Example: To illustrate the current situation and how compulsory licensing would prove serving in improving access to medicines in developing countries where the rights of patent holders are protected.

Let us use the following example; a thousand children die of dysentery alone every year.

Uganda and Kenya are neighbors and similarly poor countries. Yet a child getting dysentery in Uganda has a much better chance of surviving than a child getting dysentery in Kenya. The reason is that Ciprofloxacin, an anti-biotic that kills the Shigella bacteria that cause dysentery sell for just seven US cents per tablet in Uganda, whereas in Kenya the same drug is priced at US$ 2.42 making this necessary lifesaver far beyond the means of the parents of most of the children getting dysentery. The simple reason for this vast price difference is that Kenya has laws respecting patents and Uganda has not.

Let us take another example; an antibiotic used to treat respiratory and sexually transmitted infections (Azythromicin), which are among the most highly prevalent disease in developing countries, cost US$ 2.70 per 259 gm capsule in Kenya where it is patented by the pharmaceutical company Pfizer and marketed under the trade name Zithromax® is over three times cheaper than the trade price in Kenya (US$ 0.84).
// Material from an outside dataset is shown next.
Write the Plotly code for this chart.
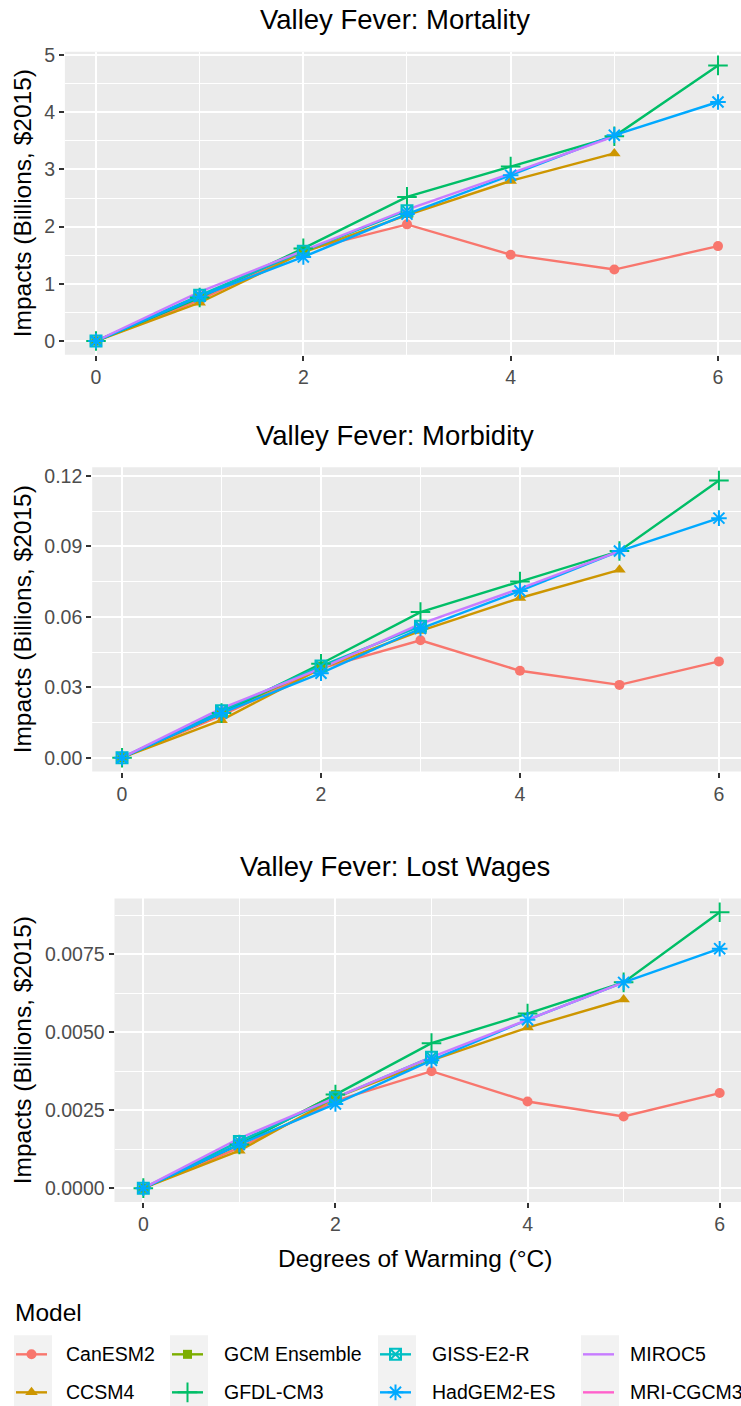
import plotly.graph_objects as go

# Degrees of warming (°C)
warming = [0, 1, 2, 3, 4, 5, 6]

models = ["CanESM2", "CCSM4", "GCM Ensemble", "GFDL-CM3",
          "GISS-E2-R", "HadGEM2-ES", "MIROC5", "MRI-CGCM3"]
colors = ["#F8766D", "#CD9600", "#7CAE00", "#00BE67",
          "#00BFC4", "#00A9FF", "#C77CFF", "#FF61CC"]

# Valley Fever: Mortality (billions, $2015)
mortality = {
    "CanESM2":      [0, 0.72, 1.58, 2.04, 1.51, 1.25, 1.66],
    "CCSM4":        [0, 0.67, 1.55, 2.20, 2.80, 3.28],
    "GCM Ensemble": [0, 0.77, 1.60],
    "GFDL-CM3":     [0, 0.76, 1.62, 2.52, 3.05, 3.58, 4.82],
    "GISS-E2-R":    [0, 0.80, 1.57, 2.28],
    "HadGEM2-ES":   [0, 0.78, 1.47, 2.22, 2.90, 3.60, 4.18],
    "MIROC5":       [0, 0.86, 1.58, 2.30, 2.93, 3.58],
    "MRI-CGCM3":    [0],
}

# Valley Fever: Morbidity (billions, $2015)
morbidity = {
    "CanESM2":      [0, 0.018, 0.038, 0.050, 0.037, 0.031, 0.041],
    "CCSM4":        [0, 0.016, 0.038, 0.054, 0.068, 0.080],
    "GCM Ensemble": [0, 0.019, 0.039],
    "GFDL-CM3":     [0, 0.019, 0.040, 0.062, 0.075, 0.088, 0.118],
    "GISS-E2-R":    [0, 0.020, 0.039, 0.056],
    "HadGEM2-ES":   [0, 0.019, 0.036, 0.055, 0.071, 0.088, 0.102],
    "MIROC5":       [0, 0.021, 0.038, 0.057, 0.072, 0.088],
    "MRI-CGCM3":    [0],
}

# Valley Fever: Lost Wages (billions, $2015)
lost_wages = {
    "CanESM2":      [0, 0.0013, 0.0028, 0.00375, 0.00278, 0.0023, 0.00305],
    "CCSM4":        [0, 0.0012, 0.0029, 0.0041, 0.00515, 0.00605],
    "GCM Ensemble": [0, 0.0014, 0.0030],
    "GFDL-CM3":     [0, 0.0014, 0.0030, 0.00465, 0.0056, 0.0066, 0.00885],
    "GISS-E2-R":    [0, 0.0015, 0.0029, 0.0042],
    "HadGEM2-ES":   [0, 0.0014, 0.0027, 0.0041, 0.0054, 0.0066, 0.00768],
    "MIROC5":       [0, 0.0016, 0.0029, 0.0042, 0.0054, 0.0066],
    "MRI-CGCM3":    [0],
}

panel_titles = ["Valley Fever: Mortality", "Valley Fever: Morbidity",
                "Valley Fever: Lost Wages"]
panels = [mortality, morbidity, lost_wages]

# marker style per model: (symbol, size, outline width); None = line only
symbols = {
    "CanESM2": ("circle", 10, 0),
    "CCSM4": ("triangle-up", 11, 0),
    "GCM Ensemble": ("square", 9, 0),
    "GFDL-CM3": ("cross-thin-open", 14, 2),
    "GISS-E2-R": ("square-x-open", 11, 2),
    "HadGEM2-ES": ("asterisk-open", 13, 2),
    "MIROC5": None,
    "MRI-CGCM3": None,
}

W, H = 741, 1406
FONT = "Liberation Sans"
TICK_SIZE = 19.5
TITLE_SIZE = 27.5
AXIS_TITLE_SIZE = 24.5
LEGEND_SIZE = 19.5
LINE_W = 2.4


def px_x(p):
    return p / W


def px_y(p):
    # layout pixel rows, stretched slightly above the lower axis block
    p = 1187 + (p - 1187) / 0.9938
    return 1 - p / H


fig = go.Figure()

# panel geometry in pixels: left, top, bottom
geom = [(64.9, 51, 354), (92.2, 466.3, 770.5), (114.5, 897.4, 1200.7)]
yranges = [[-0.241, 5.06], [-0.00589, 0.1237], [-0.000443, 0.00929]]

for i, data in enumerate(panels):
    ax = "" if i == 0 else str(i + 1)
    xa, ya = "x" + ax, "y" + ax
    # lines first, then points on top
    for m, c in zip(models, colors):
        vals = data[m]
        fig.add_trace(go.Scatter(
            x=warming[:len(vals)], y=vals, mode="lines", name=m,
            line=dict(color=c, width=LINE_W), xaxis=xa, yaxis=ya,
            showlegend=False))
    for m, c in zip(models, colors):
        s = symbols[m]
        if s is None:
            continue
        vals = data[m]
        fig.add_trace(go.Scatter(
            x=warming[:len(vals)], y=vals, mode="markers", name=m,
            marker=dict(symbol=s[0], size=s[1], color=c,
                        line=dict(color=c, width=s[2])),
            xaxis=xa, yaxis=ya, showlegend=False))

# ---- legend: 4 columns x 2 rows, filled column-wise, on a pixel-space axis
key_left = [14, 170, 378, 581]
text_left = [64, 222, 430, 628]
row_y = [1353, 1391]
KEY_W, KEY_H = 38, 38

fig.layout["xaxis4"] = dict(domain=[0, 1], range=[0, W], visible=False,
                            fixedrange=True, anchor="y4")
fig.layout["yaxis4"] = dict(domain=[0, 1], range=[0, 1], visible=False,
                            fixedrange=True, anchor="x4")

shapes = []
annotations = []
for k, (m, c) in enumerate(zip(models, colors)):
    col, row = k // 2, k % 2
    x0 = key_left[col] + 2
    x1 = key_left[col] + KEY_W - 5
    yc = px_y(row_y[row])
    fig.add_trace(go.Scatter(
        x=[x0, x1], y=[yc, yc], mode="lines", line=dict(color=c, width=LINE_W),
        xaxis="x4", yaxis="y4", showlegend=False, hoverinfo="skip"))
    s = symbols[m]
    if s is not None:
        fig.add_trace(go.Scatter(
            x=[(x0 + x1) / 2], y=[yc], mode="markers",
            marker=dict(symbol=s[0], size=s[1], color=c,
                        line=dict(color=c, width=s[2])),
            xaxis="x4", yaxis="y4", showlegend=False, hoverinfo="skip"))
    annotations.append(dict(
        text=m, xref="paper", yref="paper", x=px_x(text_left[col]),
        y=yc, xanchor="left", yanchor="middle", showarrow=False,
        font=dict(family=FONT, size=LEGEND_SIZE, color="#000000")))

# grey key backgrounds
for left in key_left:
    shapes.append(dict(type="rect", xref="paper", yref="paper",
                       x0=px_x(left), x1=px_x(left + KEY_W),
                       y0=px_y(1334 + 2 * KEY_H), y1=px_y(1334),
                       fillcolor="#F2F2F2", line=dict(width=0), layer="below"))

for i, (left, top, bottom) in enumerate(geom):
    ax = "" if i == 0 else str(i + 1)
    xkey, ykey = "xaxis" + ax, "yaxis" + ax
    fig.layout[xkey] = dict(
        domain=[px_x(left), 1], range=[-0.3, 6.222], anchor="y" + ax,
        tick0=0, dtick=2, ticks="outside", ticklen=5, tickwidth=1.6,
        tickcolor="#333333", showgrid=True, gridcolor="white", gridwidth=2,
        zeroline=False, showline=False,
        tickfont=dict(family=FONT, size=TICK_SIZE, color="#4D4D4D"),
        minor=dict(dtick=1, tick0=0, showgrid=True, gridcolor="white",
                   gridwidth=1, ticks=""),
    )
    yd = dict(
        domain=[px_y(bottom), px_y(top)], range=yranges[i], anchor="x" + ax,
        ticks="outside", ticklen=5, tickwidth=1.6, tickcolor="#333333",
        showgrid=True, gridcolor="white", gridwidth=2, zeroline=False,
        showline=False,
        tickfont=dict(family=FONT, size=TICK_SIZE, color="#4D4D4D"),
    )
    if i == 0:
        yd.update(tick0=0, dtick=1,
                  minor=dict(dtick=0.5, tick0=0, showgrid=True,
                             gridcolor="white", gridwidth=1, ticks=""))
    elif i == 1:
        yd.update(tick0=0, dtick=0.03, tickformat=".2f",
                  minor=dict(dtick=0.015, tick0=0, showgrid=True,
                             gridcolor="white", gridwidth=1, ticks=""))
    else:
        yd.update(tick0=0, dtick=0.0025, tickformat=".4f",
                  minor=dict(dtick=0.00125, tick0=0, showgrid=True,
                             gridcolor="white", gridwidth=1, ticks=""))
    fig.layout[ykey] = yd

    # panel background
    shapes.append(dict(type="rect", xref="paper", yref="paper",
                       x0=px_x(left), x1=1, y0=px_y(bottom), y1=px_y(top),
                       fillcolor="#EBEBEB", line=dict(width=0), layer="below"))

    # panel title
    annotations.append(dict(
        text=panel_titles[i], xref="paper", yref="paper",
        x=px_x(395), y=px_y(top - 32), xanchor="center", yanchor="middle",
        showarrow=False, font=dict(family=FONT, size=TITLE_SIZE,
                                   color="#000000")))
    # y axis title
    annotations.append(dict(
        text="Impacts (Billions, $2015)", xref="paper", yref="paper",
        x=px_x(22), y=px_y((top + bottom) / 2), xanchor="center",
        yanchor="middle", textangle=-90, showarrow=False,
        font=dict(family=FONT, size=AXIS_TITLE_SIZE, color="#000000")))

annotations.append(dict(
    text="Degrees of Warming (°C)", xref="paper", yref="paper",
    x=px_x(415), y=px_y(1257), xanchor="center", yanchor="middle",
    showarrow=False, font=dict(family=FONT, size=AXIS_TITLE_SIZE,
                               color="#000000")))
annotations.append(dict(
    text="Model", xref="paper", yref="paper",
    x=px_x(13), y=px_y(1311), xanchor="left", yanchor="middle",
    showarrow=False, font=dict(family=FONT, size=AXIS_TITLE_SIZE,
                               color="#000000")))

fig.update_layout(
    width=W, height=H, margin=dict(l=0, r=0, t=0, b=0),
    paper_bgcolor="white", plot_bgcolor="rgba(0,0,0,0)",
    shapes=shapes, annotations=annotations, showlegend=False,
    hovermode=False,
)

fig.write_html("out.html")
Now if the Kenyan government issued a compulsory license for Azythromicin, generic versions of the drug would be able to treat five to seven times more patients on the same budget.

In attempting to justify their position and role in hindering access to essential medicines, multinational pharmaceutical companies continue to claim that lower prices for drug therapies in developing countries would be a serious threat to their research and development funding. This is, however, a very weak argument indeed. Although the majority of the world's population lives in developing countries, these countries represent only a small proportion of the global pharmaceutical market. It is even more startling to note that Compulsory Licenses have been issued in the richest countries of the world.